EXERCISE DETAILS
Would you transcribe the whole listing exactly, minus its pictures?

Entries with chart source code:
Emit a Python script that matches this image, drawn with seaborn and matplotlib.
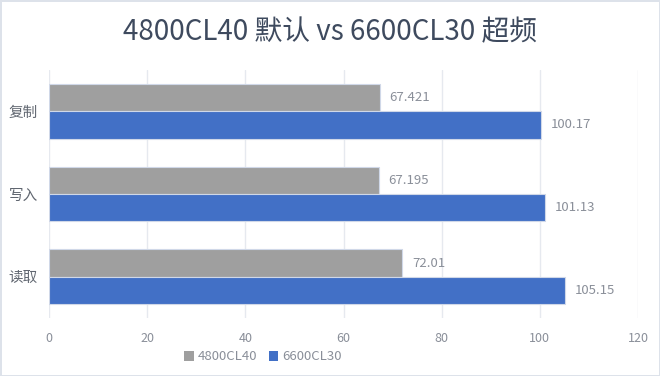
import matplotlib
matplotlib.use("Agg")
import matplotlib.pyplot as plt
import seaborn as sns
import pandas as pd
from matplotlib.patches import Patch

categories = ["复制", "写入", "读取"]
series_names = ["4800CL40", "6600CL30"]
values_4800 = [67.421, 67.195, 72.01]
values_6600 = [100.17, 101.13, 105.15]
label_4800 = ["67.421", "67.195", "72.01"]
label_6600 = ["100.17", "101.13", "105.15"]
x_ticks = [0, 20, 40, 60, 80, 100, 120]

sns.set_theme(style="white")
plt.rcParams['font.family'] = ['Noto Sans CJK SC', 'DejaVu Sans']

df = pd.DataFrame({
    "cat": categories * 2,
    "series": [series_names[0]] * 3 + [series_names[1]] * 3,
    "value": values_4800 + values_6600,
})

colors = ["#9f9f9f", "#4270c6"]
fig = plt.figure(figsize=(6.6, 3.76), dpi=100)
fig.patch.set_facecolor("white")
fig.patch.set_edgecolor("#dde2ea")
fig.patch.set_linewidth(2)
ax = fig.add_axes([49/660, 1-318/376, (638-49)/660, (318-70)/376])

sns.barplot(data=df, y="cat", x="value", hue="series", orient="h",
            palette=colors, width=0.66, ax=ax, legend=False, saturation=1,
            order=categories, hue_order=series_names,
            edgecolor="#d0d8e8", linewidth=0.8)

ax.set_xlim(0, 120)
ax.set_xticks(x_ticks)
ax.set_xticklabels([str(t) for t in x_ticks], color="#8a8f99", fontsize=9)
ax.set_ylim(2.5, -0.5)
ax.set_xlabel("")
ax.set_ylabel("")
ax.tick_params(axis="y", length=0, pad=8, labelsize=10.5, labelcolor="#606670")
ax.tick_params(axis="x", length=0, pad=10)
ax.grid(axis="x", color="#e6e9ef", linewidth=1)
ax.set_axisbelow(True)
for s in ax.spines.values():
    s.set_visible(False)

for cont, labs in zip(ax.containers, [label_4800, label_6600]):
    ax.bar_label(cont, labels=labs, padding=7, color="#8a8f99", fontsize=9.5)

fig.text(0.5, 1-32/376, "4800CL40 默认 vs 6600CL30 超频", ha="center", va="center",
         fontsize=20, color="#3e4a5e")

handles = [Patch(facecolor=c, edgecolor="none") for c in colors]
fig.legend(handles, series_names, loc="center", bbox_to_anchor=(263/660, 1-357/376),
           ncol=2, frameon=False, fontsize=9.5, labelcolor="#8a8f99",
           handlelength=0.7, handleheight=0.7, handletextpad=0.3, columnspacing=0.9)

fig.savefig("out.png", dpi=100, facecolor=fig.get_facecolor(), edgecolor=fig.get_edgecolor())
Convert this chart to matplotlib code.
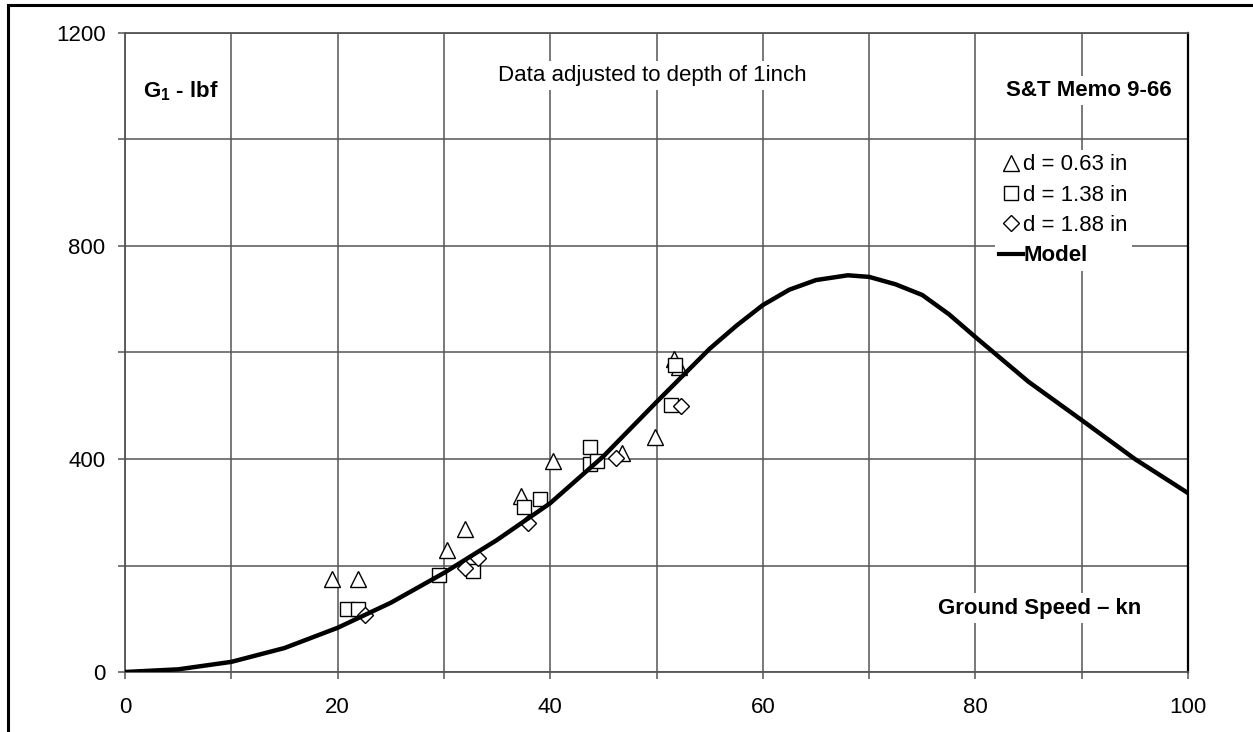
import numpy as np
import matplotlib.pyplot as plt
from matplotlib.lines import Line2D
from matplotlib.patches import Rectangle

plt.rcParams['font.family'] = ['Liberation Sans', 'DejaVu Sans']

# Modèle G1 (lbf) en fonction de la vitesse sol (kn)
model_speed = [0, 5, 10, 15, 20, 25, 30, 35, 40, 45, 50, 55, 57.5, 60, 62.5, 65, 68, 70, 72.5, 75, 77.5, 80, 85, 90, 95, 100]
model_g1 = [0, 5, 19, 45, 83, 130, 186, 248, 317, 405, 507, 607, 650, 689, 718, 736, 745, 742, 728, 708, 672, 629, 545, 473, 400, 336]

# Mesures S&T Memo 9-66
tri_speed = [19.5, 21.9, 30.3, 32.0, 37.3, 40.3, 46.8, 49.9, 51.6, 52.1]
tri_g1 = [175, 175, 229, 269, 330, 397, 412, 442, 588, 572]

sq_speed = [20.9, 21.9, 29.5, 32.7, 37.5, 39.0, 43.7, 43.7, 44.4, 51.7, 51.4]
sq_g1 = [118, 118, 183, 190, 309, 325, 422, 391, 397, 576, 501]

dia_speed = [22.6, 32.0, 33.2, 37.9, 46.2, 52.3]
dia_g1 = [107, 195, 214, 280, 402, 500]

W, H = 1253, 732
fig = plt.figure(figsize=(W / 100, H / 100), dpi=100)
ax = fig.add_axes([125 / W, 1 - 672 / H, (1188 - 125) / W, (672 - 33) / H])

# cadre extérieur
fig.patches.append(Rectangle((8 / W, -0.01), 1.1, 1 - 5 / H + 0.01, transform=fig.transFigure,
                             fill=False, edgecolor='black', linewidth=2.2))

grid_col = '#555555'
ax.set_xlim(0, 100)
ax.set_ylim(0, 1200)
ax.set_xticks(np.arange(0, 101, 10))
ax.set_xticklabels(['0', '', '20', '', '40', '', '60', '', '80', '', '100'])
ax.set_yticks(np.arange(0, 1201, 200))
ax.set_yticklabels(['0', '', '400', '', '800', '', '1200'])
ax.grid(True, color=grid_col, linewidth=1.1)
ax.tick_params(direction='out', length=5, width=1.1, color=grid_col, labelsize=16)
ax.tick_params(axis='x', pad=13)
ax.tick_params(axis='y', pad=9)
for s in ['left', 'bottom', 'top']:
    ax.spines[s].set_color(grid_col)
    ax.spines[s].set_linewidth(1.3)
ax.spines['right'].set_color('black')
ax.spines['right'].set_linewidth(1.6)

mk = dict(linestyle='none', markerfacecolor='white', markeredgecolor='black', markeredgewidth=1.0, zorder=4)
ax.plot(tri_speed, tri_g1, marker='^', markersize=12, **mk)
ax.plot(sq_speed, sq_g1, marker='s', markersize=10.5, **mk)
ax.plot(dia_speed, dia_g1, marker='D', markersize=8.5, **mk)
ax.plot(model_speed, model_g1, color='black', linewidth=3.2, zorder=5)

box = dict(facecolor='white', edgecolor='none', pad=3)
ax.text(5.3, 1090, 'G$_\\mathregular{1}$ - lbf', fontsize=16, fontweight='bold', ha='center', va='center', bbox=box)
ax.text(49.6, 1120, 'Data adjusted to depth of 1inch', fontsize=16, ha='center', va='center', bbox=box)
ax.text(98.5, 1092, 'S&T Memo 9-66', fontsize=16, fontweight='bold', ha='right', va='center', bbox=box)
ax.text(95.6, 120, 'Ground Speed \u2013 kn', fontsize=16, fontweight='bold', ha='right', va='center', bbox=box)

handles = [
    Line2D([], [], marker='^', markersize=12, **mk),
    Line2D([], [], marker='s', markersize=10.5, **mk),
    Line2D([], [], marker='D', markersize=8.5, **mk),
    Line2D([], [], color='black', linewidth=3),
]
labels = ['d = 0.63 in', 'd = 1.38 in', 'd = 1.88 in', 'Model']
leg = ax.legend(handles, labels, loc='upper left', bbox_to_anchor=(0.818, 0.817), frameon=True,
                fontsize=16, handlelength=1.1, handletextpad=0.0, labelspacing=0.42,
                borderpad=0.2, borderaxespad=0, fancybox=False)
leg.get_frame().set_edgecolor('none')
leg.get_frame().set_facecolor('white')
leg.get_frame().set_alpha(1)
leg.get_texts()[3].set_fontweight('bold')

fig.savefig('out.png', dpi=100)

COMPLETED TASK
Emit a Python script that matches this image, drawn with seaborn and matplotlib.
import matplotlib
matplotlib.use("Agg")
import matplotlib.pyplot as plt
import seaborn as sns
import pandas as pd
from matplotlib.patches import Patch

categories = ["复制", "写入", "读取"]
series_names = ["4800CL40", "6600CL30"]
values_4800 = [67.421, 67.195, 72.01]
values_6600 = [100.17, 101.13, 105.15]
label_4800 = ["67.421", "67.195", "72.01"]
label_6600 = ["100.17", "101.13", "105.15"]
x_ticks = [0, 20, 40, 60, 80, 100, 120]

sns.set_theme(style="white")
plt.rcParams['font.family'] = ['Noto Sans CJK SC', 'DejaVu Sans']

df = pd.DataFrame({
    "cat": categories * 2,
    "series": [series_names[0]] * 3 + [series_names[1]] * 3,
    "value": values_4800 + values_6600,
})

colors = ["#9f9f9f", "#4270c6"]
fig = plt.figure(figsize=(6.6, 3.76), dpi=100)
fig.patch.set_facecolor("white")
fig.patch.set_edgecolor("#dde2ea")
fig.patch.set_linewidth(2)
ax = fig.add_axes([49/660, 1-318/376, (638-49)/660, (318-70)/376])

sns.barplot(data=df, y="cat", x="value", hue="series", orient="h",
            palette=colors, width=0.66, ax=ax, legend=False, saturation=1,
            order=categories, hue_order=series_names,
            edgecolor="#d0d8e8", linewidth=0.8)

ax.set_xlim(0, 120)
ax.set_xticks(x_ticks)
ax.set_xticklabels([str(t) for t in x_ticks], color="#8a8f99", fontsize=9)
ax.set_ylim(2.5, -0.5)
ax.set_xlabel("")
ax.set_ylabel("")
ax.tick_params(axis="y", length=0, pad=8, labelsize=10.5, labelcolor="#606670")
ax.tick_params(axis="x", length=0, pad=10)
ax.grid(axis="x", color="#e6e9ef", linewidth=1)
ax.set_axisbelow(True)
for s in ax.spines.values():
    s.set_visible(False)

for cont, labs in zip(ax.containers, [label_4800, label_6600]):
    ax.bar_label(cont, labels=labs, padding=7, color="#8a8f99", fontsize=9.5)

fig.text(0.5, 1-32/376, "4800CL40 默认 vs 6600CL30 超频", ha="center", va="center",
         fontsize=20, color="#3e4a5e")

handles = [Patch(facecolor=c, edgecolor="none") for c in colors]
fig.legend(handles, series_names, loc="center", bbox_to_anchor=(263/660, 1-357/376),
           ncol=2, frameon=False, fontsize=9.5, labelcolor="#8a8f99",
           handlelength=0.7, handleheight=0.7, handletextpad=0.3, columnspacing=0.9)

fig.savefig("out.png", dpi=100, facecolor=fig.get_facecolor(), edgecolor=fig.get_edgecolor())
Convert this chart to matplotlib code.
import numpy as np
import matplotlib.pyplot as plt
from matplotlib.lines import Line2D
from matplotlib.patches import Rectangle

plt.rcParams['font.family'] = ['Liberation Sans', 'DejaVu Sans']

# Modèle G1 (lbf) en fonction de la vitesse sol (kn)
model_speed = [0, 5, 10, 15, 20, 25, 30, 35, 40, 45, 50, 55, 57.5, 60, 62.5, 65, 68, 70, 72.5, 75, 77.5, 80, 85, 90, 95, 100]
model_g1 = [0, 5, 19, 45, 83, 130, 186, 248, 317, 405, 507, 607, 650, 689, 718, 736, 745, 742, 728, 708, 672, 629, 545, 473, 400, 336]

# Mesures S&T Memo 9-66
tri_speed = [19.5, 21.9, 30.3, 32.0, 37.3, 40.3, 46.8, 49.9, 51.6, 52.1]
tri_g1 = [175, 175, 229, 269, 330, 397, 412, 442, 588, 572]

sq_speed = [20.9, 21.9, 29.5, 32.7, 37.5, 39.0, 43.7, 43.7, 44.4, 51.7, 51.4]
sq_g1 = [118, 118, 183, 190, 309, 325, 422, 391, 397, 576, 501]

dia_speed = [22.6, 32.0, 33.2, 37.9, 46.2, 52.3]
dia_g1 = [107, 195, 214, 280, 402, 500]

W, H = 1253, 732
fig = plt.figure(figsize=(W / 100, H / 100), dpi=100)
ax = fig.add_axes([125 / W, 1 - 672 / H, (1188 - 125) / W, (672 - 33) / H])

# cadre extérieur
fig.patches.append(Rectangle((8 / W, -0.01), 1.1, 1 - 5 / H + 0.01, transform=fig.transFigure,
                             fill=False, edgecolor='black', linewidth=2.2))

grid_col = '#555555'
ax.set_xlim(0, 100)
ax.set_ylim(0, 1200)
ax.set_xticks(np.arange(0, 101, 10))
ax.set_xticklabels(['0', '', '20', '', '40', '', '60', '', '80', '', '100'])
ax.set_yticks(np.arange(0, 1201, 200))
ax.set_yticklabels(['0', '', '400', '', '800', '', '1200'])
ax.grid(True, color=grid_col, linewidth=1.1)
ax.tick_params(direction='out', length=5, width=1.1, color=grid_col, labelsize=16)
ax.tick_params(axis='x', pad=13)
ax.tick_params(axis='y', pad=9)
for s in ['left', 'bottom', 'top']:
    ax.spines[s].set_color(grid_col)
    ax.spines[s].set_linewidth(1.3)
ax.spines['right'].set_color('black')
ax.spines['right'].set_linewidth(1.6)

mk = dict(linestyle='none', markerfacecolor='white', markeredgecolor='black', markeredgewidth=1.0, zorder=4)
ax.plot(tri_speed, tri_g1, marker='^', markersize=12, **mk)
ax.plot(sq_speed, sq_g1, marker='s', markersize=10.5, **mk)
ax.plot(dia_speed, dia_g1, marker='D', markersize=8.5, **mk)
ax.plot(model_speed, model_g1, color='black', linewidth=3.2, zorder=5)

box = dict(facecolor='white', edgecolor='none', pad=3)
ax.text(5.3, 1090, 'G$_\\mathregular{1}$ - lbf', fontsize=16, fontweight='bold', ha='center', va='center', bbox=box)
ax.text(49.6, 1120, 'Data adjusted to depth of 1inch', fontsize=16, ha='center', va='center', bbox=box)
ax.text(98.5, 1092, 'S&T Memo 9-66', fontsize=16, fontweight='bold', ha='right', va='center', bbox=box)
ax.text(95.6, 120, 'Ground Speed \u2013 kn', fontsize=16, fontweight='bold', ha='right', va='center', bbox=box)

handles = [
    Line2D([], [], marker='^', markersize=12, **mk),
    Line2D([], [], marker='s', markersize=10.5, **mk),
    Line2D([], [], marker='D', markersize=8.5, **mk),
    Line2D([], [], color='black', linewidth=3),
]
labels = ['d = 0.63 in', 'd = 1.38 in', 'd = 1.88 in', 'Model']
leg = ax.legend(handles, labels, loc='upper left', bbox_to_anchor=(0.818, 0.817), frameon=True,
                fontsize=16, handlelength=1.1, handletextpad=0.0, labelspacing=0.42,
                borderpad=0.2, borderaxespad=0, fancybox=False)
leg.get_frame().set_edgecolor('none')
leg.get_frame().set_facecolor('white')
leg.get_frame().set_alpha(1)
leg.get_texts()[3].set_fontweight('bold')

fig.savefig('out.png', dpi=100)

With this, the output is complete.